Columbia University Workshop | New York, NY | October 20-21, 2016
Organizers: Roy Bar Sadeh (Graduate Student, History, Columbia University) and Esmat Elhalaby (Graduate Student, History, Rice University)
Keynote Speakers: Kavita Datla (Associate Professor of History, Mt. Holoyoke) and Umar Ryad (Associate Professor of Islamic Studies, Universiteit Utrecht)
Despite historiographical overtures to the global, and spirited 
polemics decrying area studies’ analytical limits, something called 
South Asia and another thing called the Middle East persistently 
structure—and stricture—scholarly inquiry in the academy and beyond. 
Accounts of Indian or Arab intellectual production in the nineteenth and
 twentieth centuries often confine themselves to non-European 
confrontations with European epistemologies, capital, and guns. With the
 critiques of Orientalism, modernization theory, and Westernization 
having complicated triumphalist narratives of this encounter, serious 
attention to south-south intellectual histories remains rare. Early 
modernists are often the most cogent critics of the modernist scholars’ 
Eurocentrism, tracing connections between the Middle East, South Asia, 
and elsewhere that bypass Europe. Yet Europe’s hegemony in the modern 
world’s political economy and imagination did not preclude profound 
inter-connections between the non- European world. In fact, the 
conditions of global European capital made new engagements between the 
colonized and peripheral world necessary.

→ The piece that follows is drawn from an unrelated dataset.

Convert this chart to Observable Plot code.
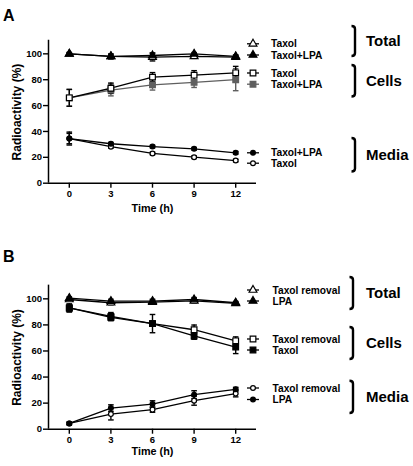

This workshop highlights the content and conditions of South Asian 
and Middle Eastern thought in tandem. Reading a European archive 
alongside one in languages like Hindi, Urdu, Arabic, Persian and 
Ottoman, cities like Beirut, Calcutta, Delhi, Mecca, Cairo, and Bombay 
and educational spaces like Aligarh Muslim University, Nadwat al-ʿUlama,
 Osmania University, Cairo University, the American University of Beirut
 and the Oxford Majlis, exposes new historical networks and challenge 
existing modes of analysis.
The workshop aims to raise a set of interdisciplinary historical, 
historiographical and theoretical questions: What kinds of significant 
geographies are produced, traversed and imagined in the nineteenth 
century and after between the Middle East and South Asia? Does the 
presence of a shared Islamicate past adequately explain Indian and Arab 
Muslim affiliations? How are the Jewish, Christian, Zoroastrian and 
Hindu intellectual communities part of this Islamicate? How is modernist
 thought or critiques of secularism or theories of anti-colonialism 
related in this unwritten history of Asian intellectual interaction? 
What role did political economy of colonialism play in restructuring the
 conditions of the early modern’s “connected histories”? What new 
networks of intellectual exchange and new patterns of racialization 
emerged? How do we historically recuperate these South-South histories 
without succumbing to the follies of the post-colonial states?
Submission of Abstracts
The workshop will bring together early career scholars—graduate 
students and pre-Tenured faculty—across discipline to participate in 
this two day intensive workshop. We encourage applications from outside 
Europe and US.
We invite abstracts of 300 words and brief scholarly biography to southsouthworkshop (at) gmail.com no later than
15 July 2016. Acceptance notifications will be sent by 15 August 2016. 
We encourage faculty to seek funding from their institutions; limited 
travel subsidies and accommodation will be provided to graduate 
presenters. We will make all efforts to especially fund scholars from 
outside US and EU.
The workshop is sponsored by the Center for International History, and the Department of History.